═════ Supplied entries

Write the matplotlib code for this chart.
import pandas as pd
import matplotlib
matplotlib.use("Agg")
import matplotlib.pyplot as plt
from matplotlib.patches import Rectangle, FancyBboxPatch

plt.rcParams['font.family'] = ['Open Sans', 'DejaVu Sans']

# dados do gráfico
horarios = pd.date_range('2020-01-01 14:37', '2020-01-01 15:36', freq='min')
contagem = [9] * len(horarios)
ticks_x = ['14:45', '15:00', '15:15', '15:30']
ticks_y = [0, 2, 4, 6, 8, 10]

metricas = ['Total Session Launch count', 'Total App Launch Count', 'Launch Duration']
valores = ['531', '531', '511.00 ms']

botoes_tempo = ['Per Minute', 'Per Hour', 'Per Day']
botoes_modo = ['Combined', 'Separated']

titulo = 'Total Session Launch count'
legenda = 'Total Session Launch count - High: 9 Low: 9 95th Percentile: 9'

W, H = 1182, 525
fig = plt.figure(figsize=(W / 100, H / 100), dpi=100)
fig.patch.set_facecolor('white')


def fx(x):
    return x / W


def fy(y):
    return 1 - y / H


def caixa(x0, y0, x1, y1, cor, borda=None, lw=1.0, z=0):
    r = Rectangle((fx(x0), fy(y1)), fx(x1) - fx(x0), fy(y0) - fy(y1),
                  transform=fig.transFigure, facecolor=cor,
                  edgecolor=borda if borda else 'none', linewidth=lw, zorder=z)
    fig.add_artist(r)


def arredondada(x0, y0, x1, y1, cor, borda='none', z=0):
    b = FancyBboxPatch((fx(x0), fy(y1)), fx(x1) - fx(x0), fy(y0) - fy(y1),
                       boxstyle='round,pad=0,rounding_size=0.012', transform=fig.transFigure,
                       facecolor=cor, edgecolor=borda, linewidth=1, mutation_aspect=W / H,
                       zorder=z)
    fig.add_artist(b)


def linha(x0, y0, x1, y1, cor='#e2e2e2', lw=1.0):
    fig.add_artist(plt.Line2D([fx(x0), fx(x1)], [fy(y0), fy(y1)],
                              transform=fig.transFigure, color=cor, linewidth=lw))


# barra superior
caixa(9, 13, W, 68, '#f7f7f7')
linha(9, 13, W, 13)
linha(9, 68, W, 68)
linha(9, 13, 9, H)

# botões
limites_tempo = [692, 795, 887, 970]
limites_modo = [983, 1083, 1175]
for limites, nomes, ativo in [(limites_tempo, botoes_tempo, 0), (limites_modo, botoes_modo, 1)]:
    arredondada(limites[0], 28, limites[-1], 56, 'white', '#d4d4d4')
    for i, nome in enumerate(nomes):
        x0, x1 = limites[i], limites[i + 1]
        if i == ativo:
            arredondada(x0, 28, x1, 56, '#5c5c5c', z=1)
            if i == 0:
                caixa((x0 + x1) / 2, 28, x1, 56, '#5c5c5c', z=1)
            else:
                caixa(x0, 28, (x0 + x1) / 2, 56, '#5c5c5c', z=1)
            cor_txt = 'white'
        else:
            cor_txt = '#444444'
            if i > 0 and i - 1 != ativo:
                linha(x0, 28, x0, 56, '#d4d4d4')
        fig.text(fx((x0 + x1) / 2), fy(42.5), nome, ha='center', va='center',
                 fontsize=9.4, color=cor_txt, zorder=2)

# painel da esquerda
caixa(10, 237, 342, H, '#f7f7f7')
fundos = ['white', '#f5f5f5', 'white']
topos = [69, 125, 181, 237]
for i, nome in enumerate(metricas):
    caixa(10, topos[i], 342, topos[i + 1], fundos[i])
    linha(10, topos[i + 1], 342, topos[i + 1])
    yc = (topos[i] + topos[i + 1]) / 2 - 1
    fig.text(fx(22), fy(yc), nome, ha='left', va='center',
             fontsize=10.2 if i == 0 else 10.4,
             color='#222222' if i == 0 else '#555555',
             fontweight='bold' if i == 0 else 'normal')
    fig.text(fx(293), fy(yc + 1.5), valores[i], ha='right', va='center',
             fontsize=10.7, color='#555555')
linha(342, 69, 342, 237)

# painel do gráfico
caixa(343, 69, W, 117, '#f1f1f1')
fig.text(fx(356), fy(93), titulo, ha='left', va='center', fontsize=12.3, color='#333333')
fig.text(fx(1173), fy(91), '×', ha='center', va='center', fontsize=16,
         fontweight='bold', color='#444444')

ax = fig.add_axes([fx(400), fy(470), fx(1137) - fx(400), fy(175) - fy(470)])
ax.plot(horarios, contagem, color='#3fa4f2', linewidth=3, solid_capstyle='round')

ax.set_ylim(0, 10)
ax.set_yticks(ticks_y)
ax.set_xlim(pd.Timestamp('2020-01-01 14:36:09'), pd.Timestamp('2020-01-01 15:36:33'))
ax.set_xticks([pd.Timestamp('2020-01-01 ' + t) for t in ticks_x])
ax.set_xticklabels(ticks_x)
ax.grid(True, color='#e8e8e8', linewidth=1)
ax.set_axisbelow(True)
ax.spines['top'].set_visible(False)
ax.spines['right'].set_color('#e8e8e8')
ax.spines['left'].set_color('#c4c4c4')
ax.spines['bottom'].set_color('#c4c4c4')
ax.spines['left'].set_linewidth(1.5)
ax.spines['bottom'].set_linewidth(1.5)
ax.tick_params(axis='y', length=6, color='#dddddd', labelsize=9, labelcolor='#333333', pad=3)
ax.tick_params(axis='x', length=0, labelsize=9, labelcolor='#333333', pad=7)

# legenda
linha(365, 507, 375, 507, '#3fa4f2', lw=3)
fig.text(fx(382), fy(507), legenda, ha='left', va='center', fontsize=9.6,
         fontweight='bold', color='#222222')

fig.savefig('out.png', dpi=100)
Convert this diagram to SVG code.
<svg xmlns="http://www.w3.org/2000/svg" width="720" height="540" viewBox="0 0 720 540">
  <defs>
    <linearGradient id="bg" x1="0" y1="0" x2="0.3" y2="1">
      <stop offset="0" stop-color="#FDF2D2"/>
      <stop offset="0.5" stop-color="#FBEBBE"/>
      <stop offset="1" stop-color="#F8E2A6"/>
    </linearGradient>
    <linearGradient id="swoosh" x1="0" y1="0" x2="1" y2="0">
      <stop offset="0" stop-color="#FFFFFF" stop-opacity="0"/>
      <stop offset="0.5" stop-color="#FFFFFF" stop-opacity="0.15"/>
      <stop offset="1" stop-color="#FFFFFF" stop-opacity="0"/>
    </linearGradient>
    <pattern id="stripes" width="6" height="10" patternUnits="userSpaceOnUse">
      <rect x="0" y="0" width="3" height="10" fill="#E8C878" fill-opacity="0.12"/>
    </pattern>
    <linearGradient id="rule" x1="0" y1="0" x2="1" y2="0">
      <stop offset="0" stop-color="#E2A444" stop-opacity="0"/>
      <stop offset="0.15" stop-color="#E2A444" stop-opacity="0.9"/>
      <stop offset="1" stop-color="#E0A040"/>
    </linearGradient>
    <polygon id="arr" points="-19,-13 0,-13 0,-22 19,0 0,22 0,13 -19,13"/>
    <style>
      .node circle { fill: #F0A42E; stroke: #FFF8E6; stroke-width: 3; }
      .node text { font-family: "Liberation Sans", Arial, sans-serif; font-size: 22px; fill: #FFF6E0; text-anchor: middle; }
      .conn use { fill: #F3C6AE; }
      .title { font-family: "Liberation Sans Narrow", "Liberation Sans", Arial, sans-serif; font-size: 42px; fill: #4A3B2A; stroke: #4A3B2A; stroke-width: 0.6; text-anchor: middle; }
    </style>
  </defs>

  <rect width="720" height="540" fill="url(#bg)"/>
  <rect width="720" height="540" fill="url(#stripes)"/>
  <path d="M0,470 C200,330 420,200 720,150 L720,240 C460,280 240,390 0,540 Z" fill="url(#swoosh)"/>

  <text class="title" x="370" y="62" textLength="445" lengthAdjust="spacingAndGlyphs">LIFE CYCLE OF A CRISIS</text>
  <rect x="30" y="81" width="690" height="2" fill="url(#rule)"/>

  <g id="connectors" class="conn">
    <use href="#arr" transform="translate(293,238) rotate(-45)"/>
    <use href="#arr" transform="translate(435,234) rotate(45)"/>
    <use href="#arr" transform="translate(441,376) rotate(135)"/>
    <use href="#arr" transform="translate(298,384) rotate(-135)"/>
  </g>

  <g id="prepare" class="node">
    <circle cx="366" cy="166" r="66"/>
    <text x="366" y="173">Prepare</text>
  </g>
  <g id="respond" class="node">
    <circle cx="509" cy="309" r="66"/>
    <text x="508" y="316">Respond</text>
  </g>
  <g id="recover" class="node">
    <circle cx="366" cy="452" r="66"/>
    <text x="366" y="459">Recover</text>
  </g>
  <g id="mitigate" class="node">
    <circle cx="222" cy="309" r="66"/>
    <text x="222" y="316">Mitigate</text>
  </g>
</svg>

══════════

● Exercise task:
Looking at the material above, please copy exactly every line from its first line through the line containing "ticks_y = [0, 2, 4, 6, 8, 10]", with both ends included and nothing else.

● Response to this task:
Write the matplotlib code for this chart.
import pandas as pd
import matplotlib
matplotlib.use("Agg")
import matplotlib.pyplot as plt
from matplotlib.patches import Rectangle, FancyBboxPatch

plt.rcParams['font.family'] = ['Open Sans', 'DejaVu Sans']

# dados do gráfico
horarios = pd.date_range('2020-01-01 14:37', '2020-01-01 15:36', freq='min')
contagem = [9] * len(horarios)
ticks_x = ['14:45', '15:00', '15:15', '15:30']
ticks_y = [0, 2, 4, 6, 8, 10]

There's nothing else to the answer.